All of the listing below must be repeated word for word. Pictures are the only thing to omit.

■ DATASET EXTRACT
****************
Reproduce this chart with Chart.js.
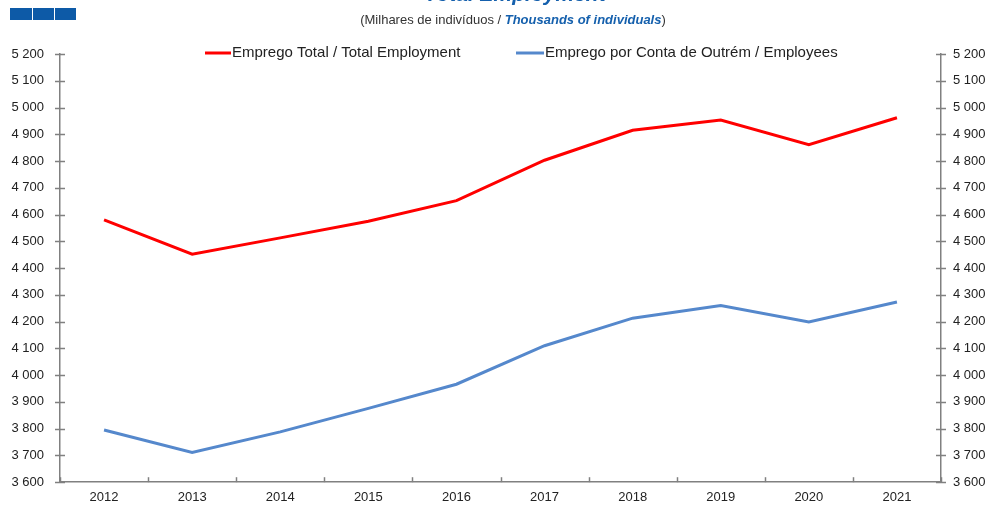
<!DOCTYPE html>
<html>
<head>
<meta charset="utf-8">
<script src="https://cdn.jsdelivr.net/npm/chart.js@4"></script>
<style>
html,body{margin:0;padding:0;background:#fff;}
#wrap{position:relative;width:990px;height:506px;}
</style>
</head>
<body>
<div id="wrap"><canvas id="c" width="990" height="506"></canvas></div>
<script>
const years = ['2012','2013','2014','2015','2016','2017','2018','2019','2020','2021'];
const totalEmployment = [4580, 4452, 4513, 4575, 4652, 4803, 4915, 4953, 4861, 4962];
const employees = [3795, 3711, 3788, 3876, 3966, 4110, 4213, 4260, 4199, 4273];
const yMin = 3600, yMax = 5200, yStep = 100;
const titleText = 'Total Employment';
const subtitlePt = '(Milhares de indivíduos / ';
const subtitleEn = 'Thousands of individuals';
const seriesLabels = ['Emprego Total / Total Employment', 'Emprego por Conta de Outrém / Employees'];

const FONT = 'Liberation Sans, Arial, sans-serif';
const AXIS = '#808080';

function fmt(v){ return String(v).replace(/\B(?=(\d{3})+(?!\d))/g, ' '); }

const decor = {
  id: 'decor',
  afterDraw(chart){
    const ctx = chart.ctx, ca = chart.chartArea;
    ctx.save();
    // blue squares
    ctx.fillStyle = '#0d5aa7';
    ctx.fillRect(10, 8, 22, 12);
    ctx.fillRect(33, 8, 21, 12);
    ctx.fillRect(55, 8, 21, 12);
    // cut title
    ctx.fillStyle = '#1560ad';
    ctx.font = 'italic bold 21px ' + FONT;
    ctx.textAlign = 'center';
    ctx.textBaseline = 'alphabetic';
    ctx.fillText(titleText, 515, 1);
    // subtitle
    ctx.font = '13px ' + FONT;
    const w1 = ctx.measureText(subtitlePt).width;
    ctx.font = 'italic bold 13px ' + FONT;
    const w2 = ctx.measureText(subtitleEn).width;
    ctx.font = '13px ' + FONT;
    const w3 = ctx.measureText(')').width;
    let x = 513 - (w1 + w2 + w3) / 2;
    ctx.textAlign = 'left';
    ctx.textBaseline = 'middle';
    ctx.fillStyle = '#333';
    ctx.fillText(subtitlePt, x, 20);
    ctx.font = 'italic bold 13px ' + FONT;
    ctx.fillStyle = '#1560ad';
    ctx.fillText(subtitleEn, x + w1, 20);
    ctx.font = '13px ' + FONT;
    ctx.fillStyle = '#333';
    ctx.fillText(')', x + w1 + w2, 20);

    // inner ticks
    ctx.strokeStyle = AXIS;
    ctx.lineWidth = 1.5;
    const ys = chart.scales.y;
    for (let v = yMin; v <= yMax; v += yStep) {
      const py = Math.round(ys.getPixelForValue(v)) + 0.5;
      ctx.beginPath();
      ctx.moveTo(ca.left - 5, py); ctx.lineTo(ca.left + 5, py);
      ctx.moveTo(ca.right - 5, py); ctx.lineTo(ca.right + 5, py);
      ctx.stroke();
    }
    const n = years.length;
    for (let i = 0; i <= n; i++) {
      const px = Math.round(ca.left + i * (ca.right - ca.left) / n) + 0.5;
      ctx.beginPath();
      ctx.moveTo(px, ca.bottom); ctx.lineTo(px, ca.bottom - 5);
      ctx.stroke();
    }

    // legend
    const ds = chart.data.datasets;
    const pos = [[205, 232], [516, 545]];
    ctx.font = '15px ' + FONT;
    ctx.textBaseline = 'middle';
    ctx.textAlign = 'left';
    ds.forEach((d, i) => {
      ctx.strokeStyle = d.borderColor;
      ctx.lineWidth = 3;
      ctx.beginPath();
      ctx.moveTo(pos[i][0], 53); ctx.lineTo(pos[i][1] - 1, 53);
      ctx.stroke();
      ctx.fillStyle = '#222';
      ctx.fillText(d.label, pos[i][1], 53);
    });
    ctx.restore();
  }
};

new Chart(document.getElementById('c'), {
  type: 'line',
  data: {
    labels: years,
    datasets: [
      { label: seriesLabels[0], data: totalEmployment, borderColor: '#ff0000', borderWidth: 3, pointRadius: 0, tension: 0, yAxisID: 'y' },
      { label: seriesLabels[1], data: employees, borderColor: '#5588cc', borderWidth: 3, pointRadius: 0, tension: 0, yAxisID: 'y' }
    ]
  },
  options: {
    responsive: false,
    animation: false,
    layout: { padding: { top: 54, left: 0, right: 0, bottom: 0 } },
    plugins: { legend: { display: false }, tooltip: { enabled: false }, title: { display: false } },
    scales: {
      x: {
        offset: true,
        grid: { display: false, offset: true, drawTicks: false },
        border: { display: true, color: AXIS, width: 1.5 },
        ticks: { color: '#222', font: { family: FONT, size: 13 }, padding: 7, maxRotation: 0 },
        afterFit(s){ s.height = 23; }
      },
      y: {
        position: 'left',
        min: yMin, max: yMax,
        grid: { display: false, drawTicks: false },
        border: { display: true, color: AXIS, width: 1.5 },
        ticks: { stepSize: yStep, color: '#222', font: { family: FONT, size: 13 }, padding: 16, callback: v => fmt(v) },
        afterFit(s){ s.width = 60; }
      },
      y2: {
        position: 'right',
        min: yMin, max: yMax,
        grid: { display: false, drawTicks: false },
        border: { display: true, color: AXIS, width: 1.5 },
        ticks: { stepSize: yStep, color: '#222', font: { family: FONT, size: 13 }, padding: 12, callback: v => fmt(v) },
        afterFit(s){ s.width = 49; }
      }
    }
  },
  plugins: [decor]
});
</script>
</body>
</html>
****************
■ SOLUTION TO THIS PROBLEM
Reproduce this chart with Chart.js.
<!DOCTYPE html>
<html>
<head>
<meta charset="utf-8">
<script src="https://cdn.jsdelivr.net/npm/chart.js@4"></script>
<style>
html,body{margin:0;padding:0;background:#fff;}
#wrap{position:relative;width:990px;height:506px;}
</style>
</head>
<body>
<div id="wrap"><canvas id="c" width="990" height="506"></canvas></div>
<script>
const years = ['2012','2013','2014','2015','2016','2017','2018','2019','2020','2021'];
const totalEmployment = [4580, 4452, 4513, 4575, 4652, 4803, 4915, 4953, 4861, 4962];
const employees = [3795, 3711, 3788, 3876, 3966, 4110, 4213, 4260, 4199, 4273];
const yMin = 3600, yMax = 5200, yStep = 100;
const titleText = 'Total Employment';
const subtitlePt = '(Milhares de indivíduos / ';
const subtitleEn = 'Thousands of individuals';
const seriesLabels = ['Emprego Total / Total Employment', 'Emprego por Conta de Outrém / Employees'];

const FONT = 'Liberation Sans, Arial, sans-serif';
const AXIS = '#808080';

function fmt(v){ return String(v).replace(/\B(?=(\d{3})+(?!\d))/g, ' '); }

const decor = {
  id: 'decor',
  afterDraw(chart){
    const ctx = chart.ctx, ca = chart.chartArea;
    ctx.save();
    // blue squares
    ctx.fillStyle = '#0d5aa7';
    ctx.fillRect(10, 8, 22, 12);
    ctx.fillRect(33, 8, 21, 12);
    ctx.fillRect(55, 8, 21, 12);
    // cut title
    ctx.fillStyle = '#1560ad';
    ctx.font = 'italic bold 21px ' + FONT;
    ctx.textAlign = 'center';
    ctx.textBaseline = 'alphabetic';
    ctx.fillText(titleText, 515, 1);
    // subtitle
    ctx.font = '13px ' + FONT;
    const w1 = ctx.measureText(subtitlePt).width;
    ctx.font = 'italic bold 13px ' + FONT;
    const w2 = ctx.measureText(subtitleEn).width;
    ctx.font = '13px ' + FONT;
    const w3 = ctx.measureText(')').width;
    let x = 513 - (w1 + w2 + w3) / 2;
    ctx.textAlign = 'left';
    ctx.textBaseline = 'middle';
    ctx.fillStyle = '#333';
    ctx.fillText(subtitlePt, x, 20);
    ctx.font = 'italic bold 13px ' + FONT;
    ctx.fillStyle = '#1560ad';
    ctx.fillText(subtitleEn, x + w1, 20);
    ctx.font = '13px ' + FONT;
    ctx.fillStyle = '#333';
    ctx.fillText(')', x + w1 + w2, 20);

    // inner ticks
    ctx.strokeStyle = AXIS;
    ctx.lineWidth = 1.5;
    const ys = chart.scales.y;
    for (let v = yMin; v <= yMax; v += yStep) {
      const py = Math.round(ys.getPixelForValue(v)) + 0.5;
      ctx.beginPath();
      ctx.moveTo(ca.left - 5, py); ctx.lineTo(ca.left + 5, py);
      ctx.moveTo(ca.right - 5, py); ctx.lineTo(ca.right + 5, py);
      ctx.stroke();
    }
    const n = years.length;
    for (let i = 0; i <= n; i++) {
      const px = Math.round(ca.left + i * (ca.right - ca.left) / n) + 0.5;
      ctx.beginPath();
      ctx.moveTo(px, ca.bottom); ctx.lineTo(px, ca.bottom - 5);
      ctx.stroke();
    }

    // legend
    const ds = chart.data.datasets;
    const pos = [[205, 232], [516, 545]];
    ctx.font = '15px ' + FONT;
    ctx.textBaseline = 'middle';
    ctx.textAlign = 'left';
    ds.forEach((d, i) => {
      ctx.strokeStyle = d.borderColor;
      ctx.lineWidth = 3;
      ctx.beginPath();
      ctx.moveTo(pos[i][0], 53); ctx.lineTo(pos[i][1] - 1, 53);
      ctx.stroke();
      ctx.fillStyle = '#222';
      ctx.fillText(d.label, pos[i][1], 53);
    });
    ctx.restore();
  }
};

new Chart(document.getElementById('c'), {
  type: 'line',
  data: {
    labels: years,
    datasets: [
      { label: seriesLabels[0], data: totalEmployment, borderColor: '#ff0000', borderWidth: 3, pointRadius: 0, tension: 0, yAxisID: 'y' },
      { label: seriesLabels[1], data: employees, borderColor: '#5588cc', borderWidth: 3, pointRadius: 0, tension: 0, yAxisID: 'y' }
    ]
  },
  options: {
    responsive: false,
    animation: false,
    layout: { padding: { top: 54, left: 0, right: 0, bottom: 0 } },
    plugins: { legend: { display: false }, tooltip: { enabled: false }, title: { display: false } },
    scales: {
      x: {
        offset: true,
        grid: { display: false, offset: true, drawTicks: false },
        border: { display: true, color: AXIS, width: 1.5 },
        ticks: { color: '#222', font: { family: FONT, size: 13 }, padding: 7, maxRotation: 0 },
        afterFit(s){ s.height = 23; }
      },
      y: {
        position: 'left',
        min: yMin, max: yMax,
        grid: { display: false, drawTicks: false },
        border: { display: true, color: AXIS, width: 1.5 },
        ticks: { stepSize: yStep, color: '#222', font: { family: FONT, size: 13 }, padding: 16, callback: v => fmt(v) },
        afterFit(s){ s.width = 60; }
      },
      y2: {
        position: 'right',
        min: yMin, max: yMax,
        grid: { display: false, drawTicks: false },
        border: { display: true, color: AXIS, width: 1.5 },
        ticks: { stepSize: yStep, color: '#222', font: { family: FONT, size: 13 }, padding: 12, callback: v => fmt(v) },
        afterFit(s){ s.width = 49; }
      }
    }
  },
  plugins: [decor]
});
</script>
</body>
</html>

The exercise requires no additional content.